# Enhance Collections Operations through Optimization

## Collections optimization can help organizations make better decisions by applying mathematics to complex problems.

Most of us understand the dictionary definition of ‘Optimization’: “the mathematical procedures of making something effective as possible.”  What most do not fully appreciate or haven’t seen in operation is how an optimization tool can truly enhance a collection program to increase revenue, make better use of staff, and simultaneously increase the customer experience.

Collection managers must constantly balance competing workloads and distribute their limited staff in order to find the best way to work accounts and maximize results.  Managers must determine which consumers to call, how often to call, and what treatment to select for those cases.  Historically, they use their experience to identify the optimal collections strategy.  Using technology, tools can help organizations calculate the best holistic strategy that best uses your staff and limited resources to increase collections.

Most large collection operations use predictive models.  Predictive models are mathematical algorithms to “score” cases for risk of non-payment, collectability, or likelihood to stick with a payment agreement.  These models are used to segment delinquent accounts so departments can either focus on the most collectable cases, or vary treatment to match the risk of the case.

The majority of models used by departments come from canned scores purchased from a third-party data provider.  More sophisticated departments take this a step further and build their own predictive models using historical data from their own operations.  Predictive models allow departments to better prioritize their inventory to determine which cases:

• Are the most collectable,
• Are likely to self-pay, allowing for lower cost, less intrusive treatments, and
• Are likely to only pay through stronger collection actions

While predictive models will improve your performance, these models alone can only increase performance so far.  For instance, predictive models do not prioritize cases on different workloads or help you calculate how many staff to assign to each workload.  That is where Collections Optimization (also called Prescriptive Models) comes in. Collection Optimization allows you to determine what is the maximum you can achieve with your limited staff and budget.

Optimization can help organizations make better decisions over management experience alone, by applying mathematics to this complex problem. Imagine a world where you had unlimited staff and the cost of collections was not an issue.  This would simplify the decision process.  You could give each agent just a handful of cases, and they could spend all day long vigorously pursuing those cases.  But that is not the world we live in.  The cost of collections matters.  Customer service matters.  Optimization therefore can help you maximize your results with your constrained staff level and following policies and statutes by analyzing the myriad of choices you have to determine which one brings the best result.

#### Insights from Optimization

Collections optimization delivers more than a strategy—it also provides insights based on multiple what-if scenarios that balance tradeoffs between goals and constraints, maximizing results with your finite staff.  Through optimization you can:

• Simulate strategy impacts by predicting reactions to different treatments.
• Determine what channels to use when contacting consumers (e.g., phone, SMS, letter)
• Select the best resources to assign to a particular case (e.g., senior collector, junior collector, or automated treatment), focusing your best resources on the cases that truly need their attention.
• Determine the timing for intervention, balancing your limited resources to know when to contact and how often to contact
• Drive better agency performance through Placement Optimization – give cases to the agency most likely to collect

Once consumer reactions to different actions are modeled, decision optimization commences.

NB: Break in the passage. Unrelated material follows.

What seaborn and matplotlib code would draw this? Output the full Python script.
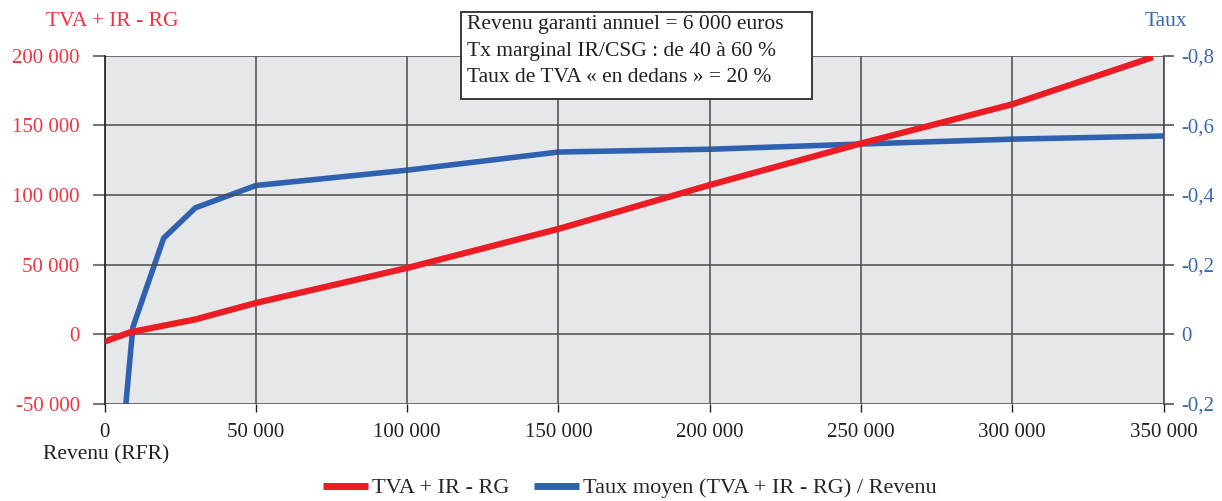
import matplotlib
matplotlib.use("Agg")
import matplotlib.pyplot as plt
import seaborn as sns
import pandas as pd
from matplotlib.patches import Rectangle
from matplotlib.lines import Line2D

# ---- data ----
red_x = [0, 8500, 30000, 50000, 100000, 150000, 200000, 250000, 300000, 346500]
red_y = [-5200, 1500, 10700, 22500, 47600, 75600, 107100, 136900, 165000, 198800]

blue_x = [7000, 9300, 19500, 30000, 50000, 100000, 150000, 200000, 250000, 300000, 350000]
blue_y = [-0.20, 0.02, 0.276, 0.363, 0.427, 0.471, 0.523, 0.531, 0.546, 0.560, 0.569]

x_ticks = [0, 50000, 100000, 150000, 200000, 250000, 300000, 350000]
left_ticks = [-50000, 0, 50000, 100000, 150000, 200000]
right_ticks = [-0.2, 0, 0.2, 0.4, 0.6, 0.8]
right_labels = ["-0,2", "0", "-0,2", "-0,4", "-0,6", "-0,8"]

red_name = "TVA + IR - RG"
blue_name = "Taux moyen (TVA + IR - RG) / Revenu"
box_lines = ["Revenu garanti annuel = 6 000 euros",
             "Tx marginal IR/CSG : de 40 à 60 %",
             "Taux de TVA « en dedans » = 20 %"]

RED = "#ec1c24"
BLUE = "#2e62b0"
RED_TXT = "#ee3440"
BLUE_TXT = "#3a68b2"
GRID = "#4a4a4a"
DARK = "#231f20"

sns.set_theme(style="white")
plt.rcParams["font.family"] = ["Liberation Serif", "DejaVu Serif"]

W, H = 1222, 501
fig = plt.figure(figsize=(W / 100, H / 100), dpi=100)
rect = [104.7 / W, 1 - 404 / H, (1163.5 - 104.7) / W, (404 - 55.5) / H]
ax = fig.add_axes(rect)

df_red = pd.DataFrame({"x": red_x, "y": red_y})
df_blue = pd.DataFrame({"x": blue_x, "y": blue_y})

sns.lineplot(data=df_red, x="x", y="y", ax=ax, color=RED, lw=4.5,
             solid_capstyle="butt", zorder=4, legend=False)
ax.set_xlim(0, 350000)
ax.set_ylim(-50000, 200000)
ax.set_xticks(x_ticks)
ax.set_xticklabels([f"{v:,}".replace(",", " ") for v in x_ticks])
ax.set_yticks(left_ticks)
ax.set_yticklabels([f"{v:,}".replace(",", " ") for v in left_ticks])
ax.set_xlabel("")
ax.set_ylabel("")
ax.grid(True, axis="both", color=GRID, lw=1.1)
ax.set_axisbelow(True)
for s in ["top", "bottom", "right"]:
    ax.spines[s].set_visible(False)
ax.spines["left"].set_color(DARK)
ax.spines["left"].set_linewidth(1.2)
ax.tick_params(axis="y", colors="#777777", labelcolor=RED_TXT, labelsize=15,
               length=9, width=1.5, pad=9, direction="out", left=True)
ax.tick_params(axis="x", colors=DARK, labelcolor=DARK, labelsize=15,
               length=6, width=1.0, pad=8, direction="out", bottom=True)

ax2 = ax.twinx()
sns.lineplot(data=df_blue, x="x", y="y", ax=ax2, color=BLUE, lw=4.0,
             solid_capstyle="butt", zorder=3, legend=False)
ax2.set_ylim(-0.2, 0.8)
ax2.set_xlim(0, 350000)
ax2.set_yticks(right_ticks)
ax2.set_yticklabels(right_labels)
ax2.set_ylabel("")
ax2.grid(False)
for s in ["top", "bottom", "left"]:
    ax2.spines[s].set_visible(False)
ax2.spines["right"].set_color(GRID)
ax2.spines["right"].set_linewidth(1.2)
ax2.tick_params(axis="y", colors="#555555", labelcolor=BLUE_TXT, labelsize=15,
                length=7, width=1.2, pad=6, direction="out", right=True)

# red series above blue; plot background drawn at figure level
ax.patch.set_visible(False)
ax2.patch.set_visible(False)
ax2.set_zorder(0)
ax.set_zorder(1)
fig.patches.append(Rectangle((rect[0], rect[1]), rect[2], rect[3],
                             transform=fig.transFigure, facecolor="#e6e7e9",
                             edgecolor="none", zorder=-10))

# axis titles
fig.text(46 / W, 1 - 22 / H, red_name, color=RED_TXT, fontsize=15.5, ha="left", va="center")
fig.text(1166 / W, 1 - 22 / H, "Taux", color=BLUE_TXT, fontsize=15.5, ha="center", va="center")
fig.text(43 / W, 1 - 455 / H, "Revenu (RFR)", color=DARK, fontsize=15.5, ha="left", va="center")

# annotation box
box = Rectangle((460.7 / W, 1 - 99.3 / H), (811.7 - 460.7) / W, (99.3 - 11.7) / H,
                transform=fig.transFigure, facecolor="white", edgecolor="#3a3a3a",
                lw=1.4, zorder=20)
fig.patches.append(box)
for i, t in enumerate(box_lines):
    fig.text(467 / W, 1 - (25 + 26.5 * i) / H, t, color=DARK, fontsize=15.5,
             ha="left", va="center", zorder=21)

# legend
handles = [Line2D([], [], color=RED, lw=5, solid_capstyle="butt"),
           Line2D([], [], color=BLUE, lw=5, solid_capstyle="butt")]
fig.legend(handles, [red_name, blue_name], loc="center", ncol=2,
           bbox_to_anchor=(630 / W, 1 - 488 / H), frameon=False, fontsize=16,
           handlelength=2.0, handletextpad=0.2, columnspacing=1.1)

fig.savefig("out.png", dpi=100)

At this stage, the algorithms simultaneously apply all possible actions against constraints to determine outcomes. This step allows users to stress-test results and determine which strategies should be candidates for scenario analysis.

In scenario analysis, the tool can calculate the optimal operating point across multiple strategies. For example, the analytics may determine that one scenario allows you to retain the same level of collections with a 5% decrease of cost, while a second scenario increases collections by 10%, maintaining your baseline staffing levels.

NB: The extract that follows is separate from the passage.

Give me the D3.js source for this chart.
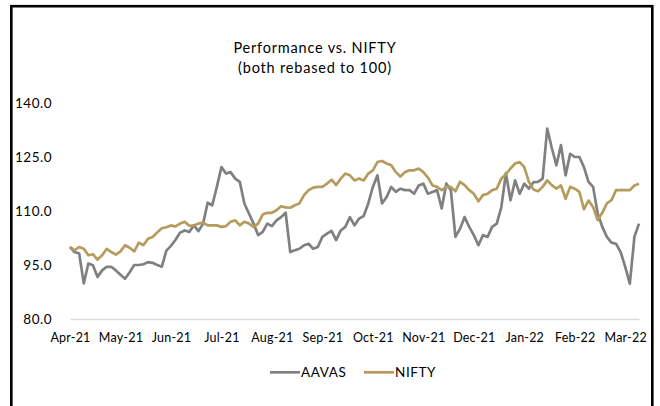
<!DOCTYPE html>
<html>
<head>
<meta charset="utf-8">
<script src="https://cdn.jsdelivr.net/npm/d3@7"></script>
<style>
  html, body { margin: 0; padding: 0; background: #ffffff; }
  svg { display: block; }
  text { font-family: "Lato", "Noto Sans", sans-serif; fill: #000; }
</style>
</head>
<body>
<div id="chart"></div>
<script>
// ---- data (sampled every 2 trading days, Apr-21 .. Mar-22) ----
const seriesNames = ["AAVAS", "NIFTY"];
const monthLabels = ["Apr-21","May-21","Jun-21","Jul-21","Aug-21","Sep-21","Oct-21","Nov-21","Dec-21","Jan-22","Feb-22","Mar-22"];
const yTicks = [80, 95, 110, 125, 140];
const labelEvery = 22;        // trading days between month labels
const sampleStep = 2;         // trading days between samples
const totalDays = 248;

const aavas = [
  100.0, 98.6, 98.2, 89.9, 95.4, 94.9, 91.7, 93.5, 94.5, 94.5,
  93.5, 92.3, 91.2, 93.0, 95.0, 95.0, 95.2, 95.8, 95.6, 95.0,
  94.5, 99.0, 100.3, 102.0, 104.0, 104.6, 104.2, 106.0, 104.4, 106.5,
  112.3, 111.6, 116.7, 122.2, 120.4, 120.8, 119.0, 118.1, 112.1, 109.3,
  106.5, 103.3, 104.2, 106.5, 105.8, 107.4, 108.3, 109.5, 98.6, 99.1,
  99.5, 100.5, 100.9, 99.5, 100.0, 102.8, 103.7, 104.5, 101.9, 104.6,
  105.6, 108.3, 106.0, 107.9, 108.6, 112.1, 116.7, 119.9, 112.1, 113.9,
  116.7, 115.3, 116.2, 115.8, 115.8, 114.8, 117.1, 117.6, 114.8, 115.3,
  115.8, 110.7, 117.6, 115.8, 102.8, 105.1, 108.3, 105.6, 103.3, 100.5,
  103.3, 102.8, 105.6, 106.5, 111.1, 120.5, 113.0, 118.5, 114.8, 117.6,
  116.2, 118.0, 118.1, 119.0, 132.9, 127.5, 122.7, 128.3, 119.9, 125.9,
  125.0, 125.0, 122.2, 118.1, 116.7, 109.3, 105.6, 102.8, 101.2, 100.9,
  98.6, 94.5, 89.8, 102.8, 106.5
];
const nifty = [
  100.0, 99.1, 100.0, 99.5, 97.7, 98.0, 96.5, 97.7, 99.5, 98.6,
  97.9, 98.8, 100.5, 99.8, 98.8, 101.2, 100.5, 102.3, 102.8, 104.0,
  105.2, 105.5, 106.0, 105.7, 106.5, 107.0, 105.9, 106.0, 106.5, 106.8,
  106.0, 106.0, 106.0, 105.6, 105.8, 107.0, 107.4, 106.0, 107.0, 106.5,
  105.6, 106.5, 109.0, 109.5, 109.5, 110.2, 111.3, 111.0, 110.9, 111.6,
  112.1, 114.4, 115.8, 116.5, 116.7, 116.7, 117.6, 118.7, 117.2, 119.0,
  120.4, 119.9, 118.5, 119.0, 118.5, 120.4, 121.3, 123.6, 123.9, 123.2,
  122.7, 120.8, 119.6, 120.8, 121.3, 121.3, 121.8, 120.8, 119.3, 117.1,
  116.7, 115.8, 116.7, 116.7, 115.5, 118.1, 117.2, 115.8, 114.8, 112.7,
  114.4, 114.8, 115.8, 116.2, 119.0, 120.2, 121.8, 123.2, 123.6, 122.2,
  118.1, 116.0, 115.5, 116.7, 118.5, 117.2, 116.2, 117.1, 113.4, 116.7,
  116.2, 115.3, 110.5, 112.9, 111.1, 107.5, 109.5, 112.1, 113.0, 115.8,
  115.8, 115.8, 115.8, 117.1, 117.6
];
const colors = ["#808080", "#B69B5F"];

// ---- chart ----
const W = 660, H = 406;
const FONT = "Lato, 'Noto Sans', sans-serif";
const svg = d3.select("#chart").append("svg").attr("width", W).attr("height", H);

// outer frame
svg.append("rect")
  .attr("x", 11.3).attr("y", 6.2)
  .attr("width", 641).attr("height", 420)
  .attr("fill", "none").attr("stroke", "#000").attr("stroke-width", 2.6);

const x = d3.scaleLinear().domain([0, totalDays]).range([70, 639]);
const y = d3.scaleLinear().domain([80, 140]).range([319, 103]);

// title
const title = svg.append("text").attr("text-anchor", "middle")
  .style("font-size", "14.5px").style("letter-spacing", "0.8px");
title.append("tspan").attr("x", 315).attr("y", 52.5).text("Performance vs. NIFTY");
title.append("tspan").attr("x", 315).attr("y", 72.5).text("(both rebased to 100)");

// y axis labels
const yAxis = d3.axisLeft(y).tickValues(yTicks).tickFormat(d3.format(".1f")).tickSize(0).tickPadding(0);
const gy = svg.append("g").attr("transform", "translate(52,0)").call(yAxis);
gy.select(".domain").remove();
gy.selectAll("text").style("font-size", "13.5px").style("letter-spacing", "0.5px")
  .style("font-family", FONT).attr("fill", "#000");

// x axis (category line at 80)
const tickIdx = monthLabels.map((m, i) => i * labelEvery);
const xAxis = d3.axisBottom(x).tickValues(tickIdx).tickFormat((d, i) => monthLabels[i]).tickSize(0).tickPadding(14);
const gx = svg.append("g").attr("transform", `translate(0,${y(80)})`).call(xAxis);
gx.select(".domain").attr("stroke", "#d9d9d9").attr("stroke-width", 1.6);
gx.selectAll("text").style("font-size", "12.5px").style("letter-spacing", "0.2px")
  .style("font-family", FONT).attr("fill", "#000");

// lines
const line = d3.line().x((d, i) => x(i * sampleStep)).y(d => y(d));
[aavas, nifty].forEach((vals, k) => {
  svg.append("path").datum(vals)
    .attr("fill", "none").attr("stroke", colors[k])
    .attr("stroke-width", 2.7).attr("stroke-linejoin", "round")
    .attr("d", line);
});

// legend
const legend = [{ name: seriesNames[0], color: colors[0], x: 270 }, { name: seriesNames[1], color: colors[1], x: 364 }];
legend.forEach(l => {
  svg.append("line").attr("x1", l.x).attr("x2", l.x + 30).attr("y1", 372.3).attr("y2", 372.3)
    .attr("stroke", l.color).attr("stroke-width", 2.7);
  svg.append("text").attr("x", l.x + 31).attr("y", 377)
    .style("font-size", "13.5px").style("letter-spacing", "0.6px").text(l.name);
});
</script>
</body>
</html>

By running multiple scenarios with different constraints, an efficient frontier is created. This efficient frontier sheds light on the range of possible outcomes, allowing managers to make an informed decision on the preferred operating point.

#### The Need for Automation in Optimization

Optimization is a complex mathematical problem, that is why you need a strong tool to build your models.  There are virtually an unlimited number of scenarios that could be evaluated.  In addition, there are any number of ways you can distribute staff, cases, collection strategies, etc.  For each possible strategy there are multiple metrics to be evaluated.  The optimization tool analyzes these large quantities of data, matches them to key constraints, and evaluates and scores alternatives to find the optimal strategy and distribution of resources.

Optimization can also show the best contact frequency and which cases can be collected with a lower cost contact method (e.g., SMS or email).  Optimization can also allow you to simultaneously reduce the number of aggressive collection treatments while still maintaining collection levels.  For example, you can find cases where you can avoid credit reporting, liens and garnishments, and instead collect through lower cost/touch approaches.

This will allow you to drive substantial gains, improving customer service by collecting with the lowest level of intrusion needed, lowering the cost of collections.